▸ YOUR GOAL
Gather all lines with the word "React" in them.

▸ SUPPLIED DATA
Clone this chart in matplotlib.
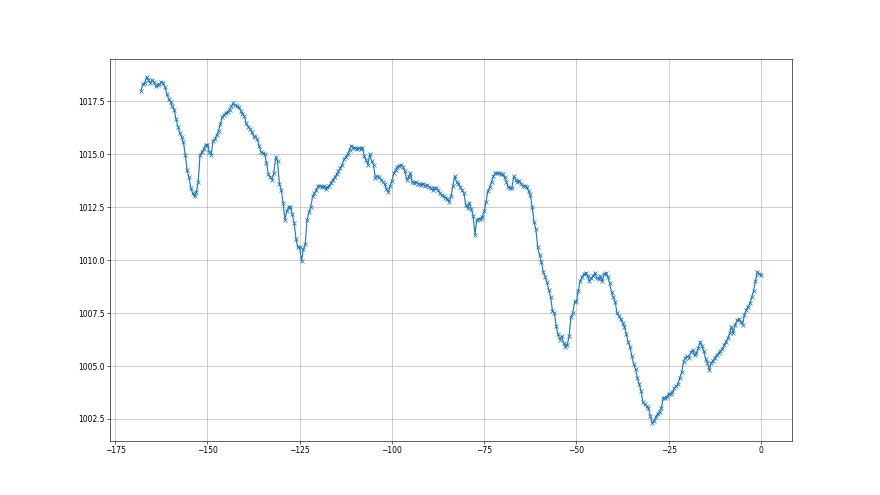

--

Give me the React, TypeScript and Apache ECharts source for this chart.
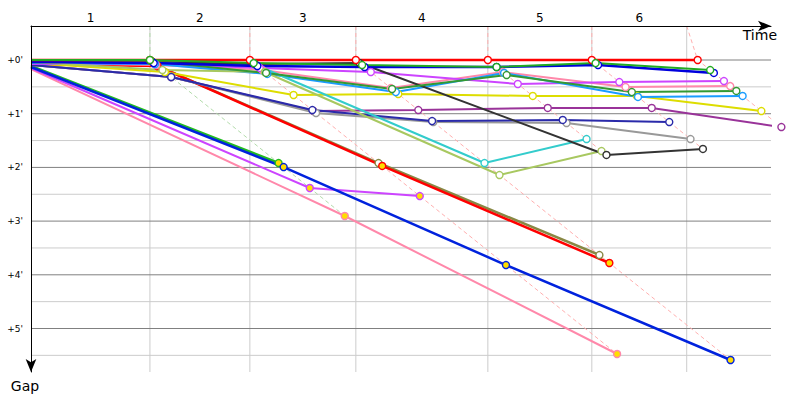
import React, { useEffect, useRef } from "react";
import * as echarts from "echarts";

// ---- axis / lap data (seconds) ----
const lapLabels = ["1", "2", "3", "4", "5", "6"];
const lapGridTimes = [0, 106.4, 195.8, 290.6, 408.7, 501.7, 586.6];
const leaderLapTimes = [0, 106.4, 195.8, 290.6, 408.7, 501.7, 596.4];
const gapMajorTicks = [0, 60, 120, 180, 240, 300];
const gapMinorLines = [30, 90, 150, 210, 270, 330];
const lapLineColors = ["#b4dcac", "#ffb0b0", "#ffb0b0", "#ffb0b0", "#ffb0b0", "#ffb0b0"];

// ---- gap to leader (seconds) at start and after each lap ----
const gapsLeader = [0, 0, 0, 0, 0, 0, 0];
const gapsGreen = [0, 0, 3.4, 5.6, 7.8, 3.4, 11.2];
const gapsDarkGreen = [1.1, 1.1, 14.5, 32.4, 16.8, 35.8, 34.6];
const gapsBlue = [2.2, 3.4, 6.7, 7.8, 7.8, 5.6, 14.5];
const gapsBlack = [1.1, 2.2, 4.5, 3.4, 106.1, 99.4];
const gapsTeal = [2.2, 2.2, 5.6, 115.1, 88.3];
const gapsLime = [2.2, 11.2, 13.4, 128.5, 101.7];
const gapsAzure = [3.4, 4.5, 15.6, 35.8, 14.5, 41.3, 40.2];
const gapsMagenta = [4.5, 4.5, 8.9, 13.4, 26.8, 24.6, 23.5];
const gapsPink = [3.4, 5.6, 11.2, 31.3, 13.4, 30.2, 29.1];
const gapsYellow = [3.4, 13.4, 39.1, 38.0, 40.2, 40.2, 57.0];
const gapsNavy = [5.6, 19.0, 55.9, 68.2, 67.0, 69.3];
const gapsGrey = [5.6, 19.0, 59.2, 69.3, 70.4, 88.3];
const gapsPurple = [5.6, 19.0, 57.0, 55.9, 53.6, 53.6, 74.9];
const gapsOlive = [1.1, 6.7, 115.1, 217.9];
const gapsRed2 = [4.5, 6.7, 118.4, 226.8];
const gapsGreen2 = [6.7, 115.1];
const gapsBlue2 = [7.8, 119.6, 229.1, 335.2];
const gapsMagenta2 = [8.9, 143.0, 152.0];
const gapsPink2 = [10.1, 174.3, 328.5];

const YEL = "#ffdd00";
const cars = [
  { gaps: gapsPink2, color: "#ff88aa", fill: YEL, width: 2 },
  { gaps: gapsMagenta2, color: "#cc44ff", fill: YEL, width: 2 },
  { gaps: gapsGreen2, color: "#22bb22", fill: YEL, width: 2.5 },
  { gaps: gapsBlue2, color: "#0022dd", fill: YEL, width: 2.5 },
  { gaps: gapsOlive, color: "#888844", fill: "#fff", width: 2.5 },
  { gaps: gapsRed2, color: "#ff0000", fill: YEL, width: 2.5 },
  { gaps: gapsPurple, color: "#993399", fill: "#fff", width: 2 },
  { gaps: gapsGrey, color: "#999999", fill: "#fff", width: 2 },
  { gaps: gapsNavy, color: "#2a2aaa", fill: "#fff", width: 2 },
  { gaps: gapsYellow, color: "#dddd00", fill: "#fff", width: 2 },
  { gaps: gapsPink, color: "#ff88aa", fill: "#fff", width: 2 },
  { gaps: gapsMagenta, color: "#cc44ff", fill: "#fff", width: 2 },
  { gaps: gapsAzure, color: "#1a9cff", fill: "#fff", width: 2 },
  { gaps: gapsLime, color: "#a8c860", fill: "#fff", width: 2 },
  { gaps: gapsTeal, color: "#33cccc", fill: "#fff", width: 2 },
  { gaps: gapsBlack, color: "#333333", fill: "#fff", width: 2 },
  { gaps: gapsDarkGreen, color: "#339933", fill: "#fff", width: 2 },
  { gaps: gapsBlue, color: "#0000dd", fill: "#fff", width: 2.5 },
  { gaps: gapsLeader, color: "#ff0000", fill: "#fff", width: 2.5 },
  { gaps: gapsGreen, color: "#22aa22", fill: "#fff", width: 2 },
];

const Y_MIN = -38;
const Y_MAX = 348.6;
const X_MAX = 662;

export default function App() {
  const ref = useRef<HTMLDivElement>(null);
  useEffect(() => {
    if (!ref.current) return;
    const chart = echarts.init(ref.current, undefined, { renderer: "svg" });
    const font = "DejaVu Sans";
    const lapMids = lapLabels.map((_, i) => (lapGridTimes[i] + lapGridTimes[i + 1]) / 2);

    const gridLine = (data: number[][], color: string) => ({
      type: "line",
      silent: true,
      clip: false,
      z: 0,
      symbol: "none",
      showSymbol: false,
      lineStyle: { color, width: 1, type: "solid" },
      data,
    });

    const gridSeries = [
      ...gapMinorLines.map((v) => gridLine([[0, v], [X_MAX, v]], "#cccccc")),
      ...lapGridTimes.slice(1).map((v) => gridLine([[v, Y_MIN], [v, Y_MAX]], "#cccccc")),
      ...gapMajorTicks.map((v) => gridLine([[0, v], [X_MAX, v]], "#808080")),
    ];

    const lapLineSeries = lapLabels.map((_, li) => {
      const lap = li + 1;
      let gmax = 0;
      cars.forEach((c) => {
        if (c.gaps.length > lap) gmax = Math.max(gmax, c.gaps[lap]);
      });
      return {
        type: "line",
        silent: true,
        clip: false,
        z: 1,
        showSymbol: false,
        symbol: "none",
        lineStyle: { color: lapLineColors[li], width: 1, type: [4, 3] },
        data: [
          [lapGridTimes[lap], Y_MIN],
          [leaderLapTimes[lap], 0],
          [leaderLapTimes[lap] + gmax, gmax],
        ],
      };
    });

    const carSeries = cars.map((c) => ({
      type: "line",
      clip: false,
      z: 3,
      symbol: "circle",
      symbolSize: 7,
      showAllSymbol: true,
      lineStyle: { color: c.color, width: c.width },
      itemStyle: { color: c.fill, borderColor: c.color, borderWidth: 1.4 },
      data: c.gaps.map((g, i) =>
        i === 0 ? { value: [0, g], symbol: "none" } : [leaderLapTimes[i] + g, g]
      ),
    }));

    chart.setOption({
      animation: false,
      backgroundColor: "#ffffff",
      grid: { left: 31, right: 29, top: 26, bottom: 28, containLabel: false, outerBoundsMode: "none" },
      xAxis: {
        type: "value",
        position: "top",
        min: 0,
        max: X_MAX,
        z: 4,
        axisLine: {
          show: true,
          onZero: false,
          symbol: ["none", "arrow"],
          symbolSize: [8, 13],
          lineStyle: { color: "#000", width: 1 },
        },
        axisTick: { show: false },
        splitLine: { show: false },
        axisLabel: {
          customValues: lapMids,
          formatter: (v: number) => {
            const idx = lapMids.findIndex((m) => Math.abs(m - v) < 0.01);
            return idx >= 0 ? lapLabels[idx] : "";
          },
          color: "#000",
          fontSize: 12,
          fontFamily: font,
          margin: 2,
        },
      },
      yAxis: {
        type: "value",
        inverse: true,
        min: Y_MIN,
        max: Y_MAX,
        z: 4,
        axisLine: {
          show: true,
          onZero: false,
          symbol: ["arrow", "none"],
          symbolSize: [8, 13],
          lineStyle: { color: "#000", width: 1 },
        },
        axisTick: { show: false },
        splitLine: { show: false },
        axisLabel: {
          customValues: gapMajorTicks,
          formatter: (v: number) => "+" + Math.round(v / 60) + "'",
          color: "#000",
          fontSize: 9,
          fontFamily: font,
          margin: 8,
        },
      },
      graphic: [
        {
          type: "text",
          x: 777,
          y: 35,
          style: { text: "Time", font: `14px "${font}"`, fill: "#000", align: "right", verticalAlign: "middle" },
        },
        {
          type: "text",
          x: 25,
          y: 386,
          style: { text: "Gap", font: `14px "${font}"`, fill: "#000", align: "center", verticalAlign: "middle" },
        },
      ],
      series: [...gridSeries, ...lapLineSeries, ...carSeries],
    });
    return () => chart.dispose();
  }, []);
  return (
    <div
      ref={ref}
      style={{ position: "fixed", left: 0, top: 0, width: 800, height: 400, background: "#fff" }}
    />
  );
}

--

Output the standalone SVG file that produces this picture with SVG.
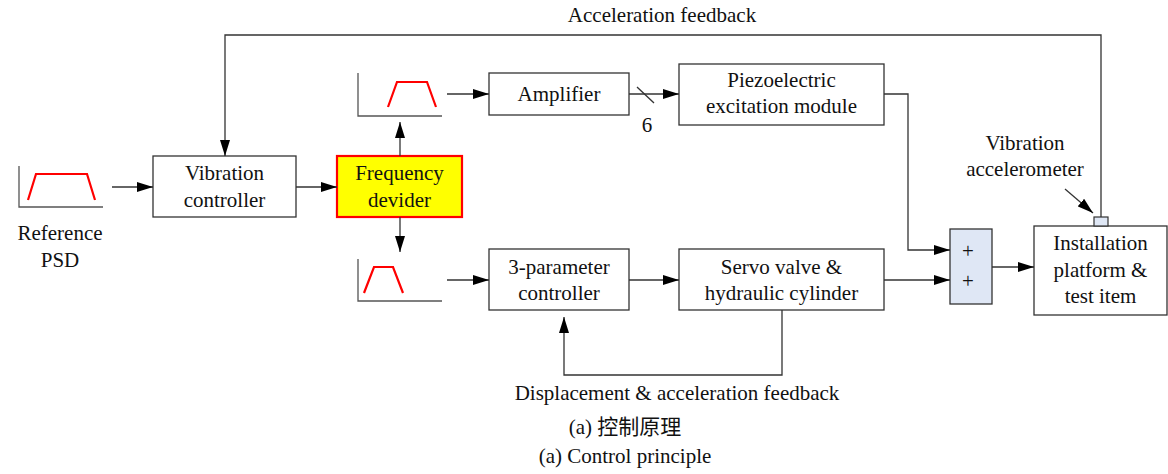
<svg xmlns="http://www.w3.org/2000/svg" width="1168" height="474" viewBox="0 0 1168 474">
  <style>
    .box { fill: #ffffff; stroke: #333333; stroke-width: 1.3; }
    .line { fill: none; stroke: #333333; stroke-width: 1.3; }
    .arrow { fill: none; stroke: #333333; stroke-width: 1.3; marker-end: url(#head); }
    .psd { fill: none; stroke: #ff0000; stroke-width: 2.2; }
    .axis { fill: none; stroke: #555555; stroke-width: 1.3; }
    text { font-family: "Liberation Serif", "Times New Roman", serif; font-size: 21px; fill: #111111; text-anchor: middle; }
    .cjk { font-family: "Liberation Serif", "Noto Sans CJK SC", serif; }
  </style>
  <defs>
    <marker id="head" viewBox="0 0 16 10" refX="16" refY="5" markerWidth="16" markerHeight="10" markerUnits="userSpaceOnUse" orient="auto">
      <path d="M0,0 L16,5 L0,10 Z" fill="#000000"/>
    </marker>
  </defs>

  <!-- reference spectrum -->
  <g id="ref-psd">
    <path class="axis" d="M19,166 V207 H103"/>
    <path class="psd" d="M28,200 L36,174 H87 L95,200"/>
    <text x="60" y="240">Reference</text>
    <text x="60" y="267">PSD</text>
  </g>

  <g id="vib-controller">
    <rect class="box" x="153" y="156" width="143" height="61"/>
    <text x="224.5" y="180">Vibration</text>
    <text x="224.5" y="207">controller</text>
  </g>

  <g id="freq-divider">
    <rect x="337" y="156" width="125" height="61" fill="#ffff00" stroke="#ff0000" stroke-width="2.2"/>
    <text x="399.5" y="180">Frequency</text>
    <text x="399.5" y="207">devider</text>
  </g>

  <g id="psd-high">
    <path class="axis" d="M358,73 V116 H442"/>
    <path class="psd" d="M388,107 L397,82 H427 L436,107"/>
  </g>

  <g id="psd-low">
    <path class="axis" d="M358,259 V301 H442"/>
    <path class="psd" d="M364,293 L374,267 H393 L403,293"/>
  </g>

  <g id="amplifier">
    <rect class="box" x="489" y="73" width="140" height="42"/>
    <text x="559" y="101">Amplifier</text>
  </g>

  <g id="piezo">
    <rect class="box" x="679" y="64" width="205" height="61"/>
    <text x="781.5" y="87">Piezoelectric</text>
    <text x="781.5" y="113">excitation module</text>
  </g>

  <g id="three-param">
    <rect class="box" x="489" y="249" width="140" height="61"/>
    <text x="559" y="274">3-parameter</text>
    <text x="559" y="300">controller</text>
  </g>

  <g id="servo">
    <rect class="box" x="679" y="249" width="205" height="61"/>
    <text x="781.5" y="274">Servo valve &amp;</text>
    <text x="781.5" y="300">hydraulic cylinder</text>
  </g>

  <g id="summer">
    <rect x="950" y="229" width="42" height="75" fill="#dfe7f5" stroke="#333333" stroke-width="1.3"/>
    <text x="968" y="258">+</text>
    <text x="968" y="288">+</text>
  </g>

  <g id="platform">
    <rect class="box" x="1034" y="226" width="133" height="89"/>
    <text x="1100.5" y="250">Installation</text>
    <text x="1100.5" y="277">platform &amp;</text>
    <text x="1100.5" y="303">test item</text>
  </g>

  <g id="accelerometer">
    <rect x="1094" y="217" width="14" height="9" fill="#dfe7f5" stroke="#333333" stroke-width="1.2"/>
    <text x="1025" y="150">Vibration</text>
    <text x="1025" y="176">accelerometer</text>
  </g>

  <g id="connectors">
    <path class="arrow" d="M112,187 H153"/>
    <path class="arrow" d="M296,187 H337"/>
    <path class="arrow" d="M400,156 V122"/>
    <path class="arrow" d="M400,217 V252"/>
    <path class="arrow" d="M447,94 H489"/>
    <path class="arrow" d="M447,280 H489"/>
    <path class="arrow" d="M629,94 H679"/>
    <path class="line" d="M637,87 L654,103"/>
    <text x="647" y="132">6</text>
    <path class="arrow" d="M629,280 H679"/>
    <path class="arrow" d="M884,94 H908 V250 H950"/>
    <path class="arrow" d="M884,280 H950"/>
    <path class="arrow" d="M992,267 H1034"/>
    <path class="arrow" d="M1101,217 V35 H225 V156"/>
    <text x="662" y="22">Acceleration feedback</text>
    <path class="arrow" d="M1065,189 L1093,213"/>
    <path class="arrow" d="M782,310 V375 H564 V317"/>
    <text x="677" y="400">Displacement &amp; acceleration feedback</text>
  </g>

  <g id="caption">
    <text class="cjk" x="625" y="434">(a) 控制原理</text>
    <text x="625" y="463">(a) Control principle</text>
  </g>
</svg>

▸ OUTPUT FOR THIS TASK
Give me the React, TypeScript and Apache ECharts source for this chart.
import React, { useEffect, useRef } from "react";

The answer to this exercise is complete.